Nobody ever could accuse Russian choreographer Boris Eifman of subtlety. Nobody seeing his latest full-length saga, “Rodin,” could accuse him of feminism either. The tale of the famed French sculptor Auguste Rodin’s tempestuous 15-year relationship with his student/lover/muse Camille Claudel and her subsequent decline into alcoholism and madness is told strictly from the man’s point of view. Of course, the ballet is called “Rodin,” not “Camille Claudel,” as was a moving 1988 film on the same subject starring Isabelle Adjani and Gerard Depardieu as the lovers. That movie focused on Claudel and her suffering. Eifman depicts Rodin as the tortured genius torn between two women, his longtime companion Rose Beuret, with whom he lives in companionable but passionless domesticity, and the volatile and sensuous Claudel. I guess it depends on how you look at it, but it seems, historically, that Claudel got the short end of the stick.

She also was an artist — some say a great one — taught by a master, but, after ultimately being spurned by both Rodin and the critics, shattered like a fragile statue that has been cast to the ground. It is no accident that Eifman begins his ballet in the asylum where she has been committed. And the opening scene, with women in white circling around and around, is arresting. As are many that follow.

Whatever the point of view, there is no denying that Eifman is a superb storyteller, distilling his plot points into dance that even the novice ballet-goer can easily follow (and a libretto is included in the program in case you can’t). His choreography is very interesting. Lots of odd angles, toes pointed inward, intertwined bodies and rolling about on the floor. And I must say, I have never been so aware of the use of elbows in space. It also can be very silly, as in a really ugly dance of the asylum inmates with pillows or an interpolated bacchanal at a wine festival with women stomping grapes for all the world like Lucy and Ethel on “I Love Lucy.”

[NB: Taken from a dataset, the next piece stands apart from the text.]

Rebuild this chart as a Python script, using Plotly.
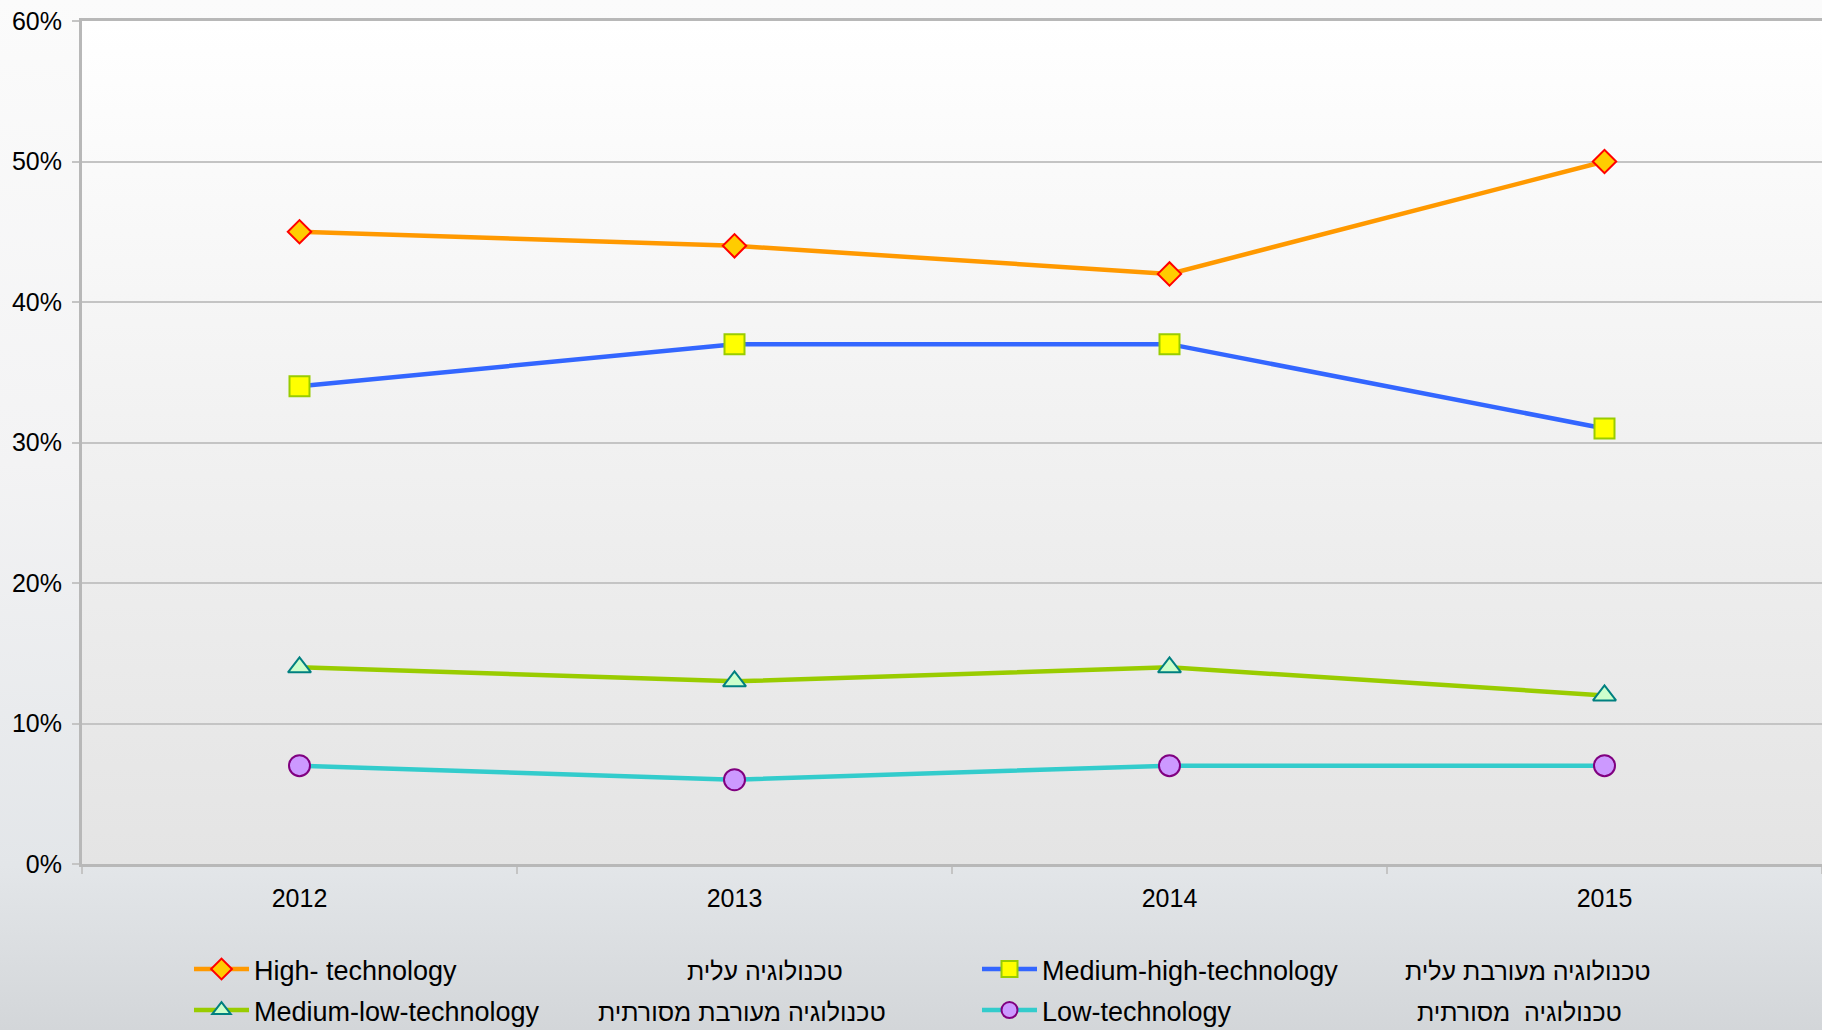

But Claudel’s sad descent into madness is beautifully depicted, as is the love between the two artists in their several impassioned pas de deux. The dancers are equal to the dance. At the opening performance, Oleg Gabyshev was the tormented Rodin and Lyubov Andreyeva was Claudel, alternately supple and yielding or angry and frenzied. Nina Zmievets was the remote but threatening Rose.

A couple of scenes, the aforementioned wine festival at which Rodin meets a younger, more passionate Rose, and a nightclub scene in which a cancan is danced for no apparent reason other than Eifman wanting to choreograph a cancan. More effective is a dance by the apprentices in Rodin’s workroom (striking sets by Zinovy Margolin) that may be more Broadway than ballet, but was entertaining and effective comic relief.

For all its emotion and invention, there is one serious issue one might take with this ballet, which is set to snippets of music from Ravel, Saint-Saëns, Massenet, Debussy and Satie (all appropriately French). Some choreographers, like Mark Morris, maintain that the music dictates the dance. Here, the music is all over the place and not always in the same location as the steps. Eifman switches scenes (and scores) seemingly at will and sometimes it works, but often it doesn’t. At an intermission press conference I asked the choreographer whether the dance chooses the music or the music chooses the dance. His response was: “I choose the music.” Now, that may have been a problem of the language barrier, but it also is characteristic of Boris Eifman, a showman who walks his own particular path and, if people like it, fine, if not, also fine. Judging from the audience response opening night, mostly they like it.